Abstract - IPAM

Motion Correction

Jean-Francois Mangin
CEA Saclay, France

In this talk, I introduce the basics of image registration and motion correction. I then compare the assumptions underlying classical similarity measures used to guide registration, with particular emphasis on their behavior in fMRI time series. I demonstrate that motion correction methods commonly used in the brain mapping community may sometimes induce spurious activations in motion-free fMRI studies.

This artifact arises because activated regions can behave as biasing outliers for the difference-of-squares similarity measure employed by these methods.
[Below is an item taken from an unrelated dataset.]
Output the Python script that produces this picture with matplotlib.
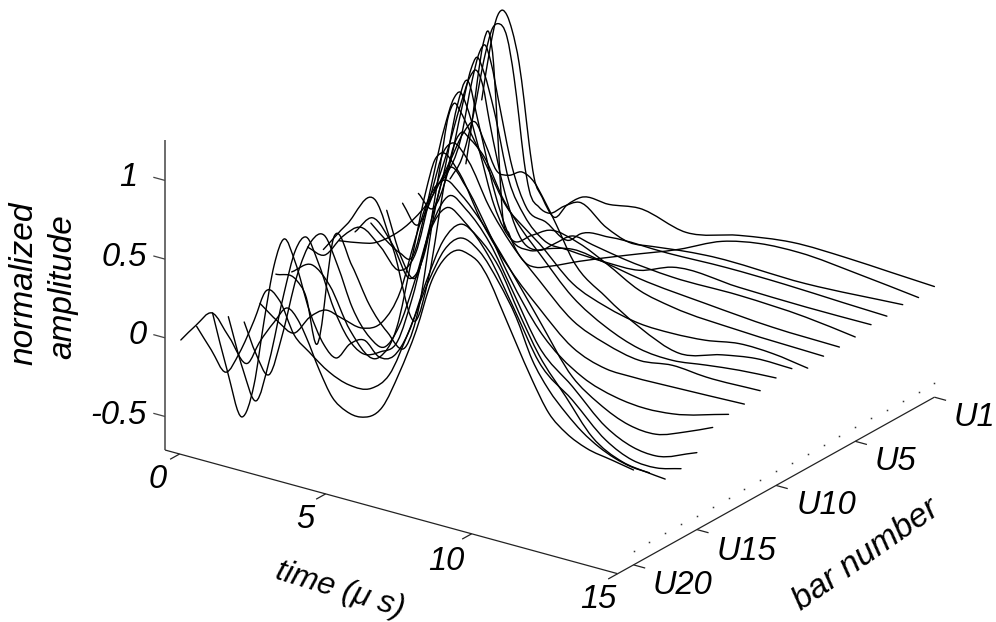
import numpy as np
import matplotlib
matplotlib.use("Agg")
import matplotlib.pyplot as plt
from matplotlib.path import Path
from matplotlib.patches import PathPatch
from mpl_toolkits.mplot3d import proj3d

# time values are measured from the left edge of the time axis (tick "0" sits at 0.5)
T01=[0,.3,.5,.7,.87,1.04,1.28,1.45,1.62,1.79,2.07,2.48,2.92,3.4,4.36,5.39,7,8.81,10.63,12.5,14,15.5]
A01=[.39,.75,.93,.996,.97,.885,.688,.461,.196,-.01,-.124,-.23,-.13,-.057,-.053,-.025,-.097,-.024,.024,.02,.005,-.01]
T02=[0,.2,.4,.6,.8,.95,1.1,1.24,1.48,1.72,2.06,2.4,2.85,3.88,5.49,7.3,8.77,10.04,11.41,13.47,15.5]
A02=[.04,.3,.6,.84,.91,.72,.25,-.19,-.33,-.42,-.488,-.496,-.467,-.383,-.263,-.133,-.008,.043,.055,.02,-.024]
T03=[0,.4,.8,1.2,1.45,1.64,1.95,2.19,2.36,2.53,2.71,3.05,3.39,3.9,4.42,5.34,6.13,6.92,7.84,8.76,12.18,15.5]
A03=[0,.15,.45,.85,1.03,1.07,1.0,.758,.511,.247,.066,-.025,-.046,.024,.076,-.036,-.092,-.078,-.056,-.041,-.048,-.013]
T04=[0,.4,.9,1.3,1.55,1.74,1.95,2.2,2.67,3.15,3.83,4.62,5,6,8,10,12,14,15.5]
A04=[0,.1,.35,.75,.94,.995,.89,.668,.266,.036,-.025,-.1,-.04,-.01,-.01,0,-.005,-.02,-.03]
T05=[0,.5,1,1.5,1.8,2,2.25,2.59,3.1,3.62,4.3,5.16,6.43,7.56,8.69,10.98,13.27,15.5]
A05=[.02,-.05,.2,.65,.9,.987,.9,.68,.26,.065,-.06,-.08,-.092,-.085,-.008,-.02,-.029,-.028]
T06=[0,.5,1,1.5,2,2.3,2.52,2.75,2.97,3.48,3.99,4.68,5.2,5.8,6.5,7.52,9.23,11.53,13.8,15.5]
A06=[.014,-.1,.1,.4,.75,.93,.987,.9,.69,.274,.013,-.048,.02,.1,.08,.045,.013,.013,-.01,-.05]
T07=[0,.5,1,1.5,2,2.4,2.75,3.16,3.68,4.19,4.88,5.5,6.36,7.5,8.64,10.93,13.2,15.5]
A07=[.025,-.25,-.35,.02,.4,.8,.991,.725,.338,.079,.018,.06,.1,.07,.03,-.014,-.048,-.058]
T08=[0,.5,1,1.41,1.9,2.5,2.85,3.06,3.3,3.71,4.22,4.84,5.5,6.1,7.13,8.05,9.19,10.32,12.6,15.5]
A08=[0,-.08,-.14,-.146,.2,.72,.94,.987,.9,.652,.327,.137,.2,.264,.233,.153,.039,-.01,-.043,-.06]
T09=[0,.6,1.3,1.9,2.4,2.9,3.2,3.4,3.6,3.9,4.5,5.2,5.8,6.3,7.45,8.6,9.73,10.86,12,13.15,14.3,15.5]
A09=[0,.12,-.02,-.2,0,.55,.9,.99,.95,.85,.65,.42,.32,.247,.05,-.04,-.088,-.094,-.08,-.043,-.048,-.08]
T10=[0,.8,1.13,1.71,2.4,3.2,3.8,4.25,4.66,5,5.38,5.8,6.27,6.68,7,7.43,8,9.13,10.27,11.64,13.12,14.27,15.5]
A10=[0,.026,.042,.109,.233,.45,.7,.9,.99,.87,.72,.71,.754,.71,.62,.48,.282,.106,-.027,-.125,-.06,-.025,-.027]
T11=[0,.8,1.8,2.4,3.17,3.6,4.2,4.55,4.75,5,5.5,6.2,6.8,7.39,8.53,9.67,10.81,11.95,13.1,14.24,15.5]
A11=[0,.2,.4,.12,-.29,0,.68,.93,.987,.96,.87,.62,.47,.352,.132,-.001,-.081,-.098,-.07,-.045,-.03]
T12=[0,.58,1.2,1.83,2.5,3.14,3.7,4.2,4.7,4.95,5.5,6.2,7,7.93,9.07,10.2,11.36,12.5,13.64,15.5]
A12=[.072,.05,.2,.29,.2,.083,.22,.6,.93,.984,.9,.65,.44,.263,.067,-.024,-.072,-.046,-.062,-.055]
T13=[0,.7,1.3,2,3,3.6,4.1,4.6,4.9,5.1,5.7,6.5,7.5,8.47,9.6,10.76,11.67,13.04,15.5]
A13=[-.03,.05,-.05,-.3,-.42,-.2,.25,.72,.93,.982,.9,.62,.36,.17,-.02,-.1,-.106,-.1,-.084]
T14=[0,.7,1.04,1.38,2,2.6,3.2,3.8,4.46,4.9,5.4,5.7,5.93,6.5,7.2,8,9.02,10.5,11.64,12.67,13.58,15.5]
A14=[.012,.01,-.083,-.363,.355,.2,-.02,-.16,-.22,.05,.65,.9,.986,.9,.68,.4,.113,-.11,-.18,-.2,-.187,-.093]
T15=[0,.6,1.17,1.7,2.23,2.8,3.5,4.2,4.8,5.3,5.8,6.3,6.9,7.6,8.5,9.56,10.7,11.6,12.64,13.55,14.58,15.5]
A15=[-.118,-.2,-.247,-.12,-.047,-.07,-.097,-.02,.2,.55,.85,.985,.92,.78,.55,.26,-.043,-.165,-.25,-.262,-.195,-.12]
T16=[0,.4,.86,1.3,1.8,2.3,2.74,3.2,3.7,4.3,4.8,5.3,5.8,6.4,7.02,7.6,8.4,9.2,10.1,11.24,12.39,13.3,14.1,15.5]
A16=[-.18,-.36,-.47,-.2,.2,.45,.51,.34,.1,-.06,-.096,.06,.35,.75,.978,.92,.75,.48,.174,-.02,-.219,-.3,-.316,-.224]
T17=[0,.5,.95,1.4,1.9,2.3,2.66,3.1,3.6,4.1,4.58,5.2,5.8,6.3,6.9,7.46,8.1,8.9,9.8,10.64,11.78,12.93,13.84,14.64,15.5]
A17=[-.09,-.4,-.577,-.3,.15,.45,.551,.4,.15,-.02,-.09,-.05,.05,.35,.8,.98,.92,.75,.45,.16,-.023,-.22,-.3,-.308,-.27]
T18=[0,.5,1.01,1.42,1.77,2.11,2.45,2.83,3.31,3.82,4.23,4.7,5.2,5.7,6.2,6.7,7.3,7.9,8.5,9.1,9.8,10.5,11.18,12.1,13,14.04,14.84,15.5]
A18=[-.01,-.348,-.62,-.396,.034,.4,.584,.457,.176,-.02,-.082,.03,.08,0,.03,.2,.55,.85,.985,.93,.78,.52,.289,.07,-.139,-.245,-.268,-.28]
T19=[0,.5,1,1.46,1.97,2.37,2.83,3.34,3.85,4.54,5.22,5.98,6.59,7.28,7.96,8.48,9,9.67,10.36,10.94,11.49,12.05,12.65,13.2,13.78,14.3,14.91,15.5]
A19=[-.04,-.164,-.28,-.135,.1,.305,.27,.075,-.007,-.1,-.147,-.13,-.014,.306,.659,.876,.978,.93,.76,.573,.33,.17,.05,-.04,-.108,-.15,-.178,-.184]
T20=[0,.52,1.07,1.65,2.3,2.68,3.2,3.64,4.05,4.29,4.74,5.18,5.66,6.14,6.9,7.48,8.06,8.6,9.08,9.5,9.85,10.2,10.55,10.9,11.48,12.03,12.6,13.2,13.88,14.77,15.5]
A20=[-.07,.05,.156,.033,-.1,.047,.207,.318,.25,.167,-.02,-.17,-.235,-.248,-.146,.1,.4,.747,.918,.983,.975,.94,.85,.717,.492,.286,.104,.007,-.053,-.085,-.11]

TIMES=[T01,T02,T03,T04,T05,T06,T07,T08,T09,T10,T11,T12,T13,T14,T15,T16,T17,T18,T19,T20]
AMPS=[A01,A02,A03,A04,A05,A06,A07,A08,A09,A10,A11,A12,A13,A14,A15,A16,A17,A18,A19,A20]

time_ticks=[.5,5.5,10.5,15.5]
time_labels=['0','5','10','15']
bar_ticks=[1,6,11,16,20]
bar_labels=['U1','U5','U10','U15','U20']
amp_ticks=[-.5,0,.5,1]
amp_labels=['-0.5','0','0.5','1']

TMIN,TMAX=0,15.5
BFRONT,BBACK=21,1
ZMIN,ZMAX=-.713,1.26
DOT_Z=-.624

W,H=996,622
plt.rcParams['font.family']=['Liberation Sans','DejaVu Sans']
fig=plt.figure(figsize=(W/100,H/100),dpi=100)
side=1300
pos=[(W-side)/2/W,(H-side)/2/H,side/W,side/H]
ax=fig.add_axes(pos,projection='3d',proj_type='ortho')
ax.set_xlim(TMIN,TMAX); ax.set_ylim(BFRONT,BBACK); ax.set_zlim(ZMIN,ZMAX)
ax.view_init(elev=22.97,azim=-55)
ax.set_axis_off()
aspect=((TMAX-TMIN)*35.64,abs(BFRONT-BBACK)*27.6,(ZMAX-ZMIN)*170.85)
ax.set_box_aspect(aspect)

def pix(t,b,z):
    x,y,_=proj3d.proj_transform(t,b,z,ax.get_proj())
    return ax.transData.transform((x,y))

# fit the projected box to the picture: time axis runs from (165,450) to (617.6,574)
p0,p1=pix(TMIN,BFRONT,ZMIN),pix(TMAX,BFRONT,ZMIN)
ax.set_box_aspect(aspect,zoom=np.hypot(452.6,124)/np.hypot(*(p1-p0)))
p0=pix(TMIN,BFRONT,ZMIN)
dx,dy=165-p0[0],(H-450)-p0[1]
ax.set_position([pos[0]+dx/W,pos[1]+dy/H,pos[2],pos[3]])

axc='#222222'
def seg(t,b,z,c=axc,lw=.9):
    ax.plot(t,b,z,color=c,lw=lw,clip_on=False,solid_capstyle='butt')
seg([TMIN,TMAX],[BFRONT,BFRONT],[ZMIN,ZMIN])
seg([TMAX,TMAX],[BFRONT,BBACK],[ZMIN,ZMIN])
seg([TMIN,TMIN],[BFRONT,BFRONT],[ZMIN,ZMAX],c='#444444',lw=1.1)
for t in time_ticks:
    seg([t,t],[BFRONT,BFRONT+.6],[ZMIN,ZMIN])
for b in bar_ticks:
    seg([TMAX,TMAX+.4],[b,b],[ZMIN,ZMIN])
for z in amp_ticks:
    seg([TMIN,TMIN-.4],[BFRONT,BFRONT],[z,z],c='#444444')

bars=np.arange(1,21)
ax.plot(np.full(20,TMAX),bars,np.full(20,DOT_Z),ls='',marker='s',ms=1.1,mew=0,color='#333333',clip_on=False)

class CurvedTrace(PathPatch):
    def do_3d_projection(self):
        return 0

def smooth_path(t,b,a):
    """Path through the read values, with curved (Bezier) segments as the line style."""
    t=np.asarray(t,float); a=np.asarray(a,float)
    x,y,_=proj3d.proj_transform(t,np.full(len(t),b),a,ax.get_proj())
    P=np.column_stack([x,y])
    m=np.gradient(P,t,axis=0)
    verts=[P[0]]; codes=[Path.MOVETO]
    for i in range(len(t)-1):
        h=(t[i+1]-t[i])/3
        verts+= [P[i]+m[i]*h,P[i+1]-m[i+1]*h,P[i+1]]
        codes+= [Path.CURVE4]*3
    return Path(verts,codes)

for b,t,a in zip(bars,TIMES,AMPS):
    ax.add_patch(CurvedTrace(smooth_path(t,b,a),fc='none',ec='black',lw=1.0,clip_on=False,capstyle='round',joinstyle='round'))

def label(s,x,y,rot=0,ha='center',size=23.5):
    fig.text(x/W,1-y/H,s,ha=ha,va='center',rotation=rot,rotation_mode='anchor',
             fontsize=size,style='italic',color='black')
for s,(x,y) in zip(amp_labels,[(147,415),(147,336),(147,257),(137,178)]):
    label(s,x,y,ha='right')
for s,(x,y) in zip(time_labels,[(158,480),(305,520),(446,561),(598,600)]):
    label(s,x,y)
for s,(x,y) in zip(bar_labels,[(974,417),(895,462),(826,506),(746,551),(682,586)]):
    label(s,x,y)
label('normalized',24,283,rot=90,size=24)
label('amplitude',63,287,rot=90,size=24)
label('time (\u03bc s)',340,590,rot=-17,size=23)
label('bar number',866,555,rot=35,size=24)

fig.savefig('out.png',dpi=100)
I conclude by drawing a parallel between motion correction in fMRI and distortion correction in diffusion-weighted time series.

References:

L. Freire, A. Roche, and J.-F. Mangin. “What is the best similarity measure for motion correction in fMRI time series?” IEEE Transactions on Medical Imaging, 21(5):470–484, May 2002.

L. Freire and J.-F. Mangin. “Motion correction algorithms may create spurious brain activations in the absence of subject motion.” NeuroImage, 14(3):709–722, 2001.

J.-F. Mangin, C. Poupon, C. A. Clark, D. Le Bihan, and I. Bloch. “Distortion correction and robust tensor estimation for MR diffusion imaging.” Medical Image Analysis, 6:191–198, 2002.